When calculating the sum of interior angles, it's easy to make mistakes. Here are some common pitfalls to avoid:

• Incorrectly Counting Sides: Always double-check the number of sides in the polygon. An incorrect count will lead to a wrong calculation.
• Forgetting to Subtract 2: In the formula method, remember to subtract 2 from the number of sides before multiplying by 180.
• Misapplying the Formula: Ensure you're using the correct formula.
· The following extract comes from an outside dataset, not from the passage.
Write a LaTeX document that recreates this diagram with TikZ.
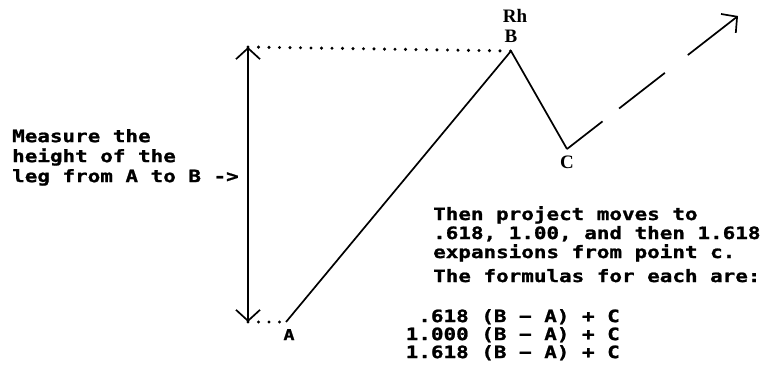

The formula (n - 2) * 180 is specifically for the sum of interior angles, not for individual angles in irregular polygons.
• Assuming Regularity: Do not assume that a polygon is regular unless explicitly stated. The formula for finding each angle (Sum / n) only applies to regular polygons.
• Triangulation Errors: When using the triangulation method, be careful to draw diagonals correctly and avoid overlapping triangles.

Advanced Concepts: Exterior Angles

While we've focused on interior angles, it's worth briefly mentioning exterior angles. An exterior angle is formed by extending one side of a polygon. The sum of exterior angles in any convex polygon is always 360 degrees, regardless of the number of sides. This is a useful property that can sometimes simplify geometric problems.

Conclusion

Finding the sum of interior angles in a polygon is a fundamental skill in geometry with practical applications in various fields. Whether you prefer the visual triangulation method or the efficient formula method, understanding these concepts allows you to analyze and predict the properties of polygons. By mastering these methods and avoiding common mistakes, you can confidently tackle geometric problems and appreciate the elegant relationships within these shapes. Keep practicing, and you'll find that the world of polygons becomes increasingly accessible and fascinating.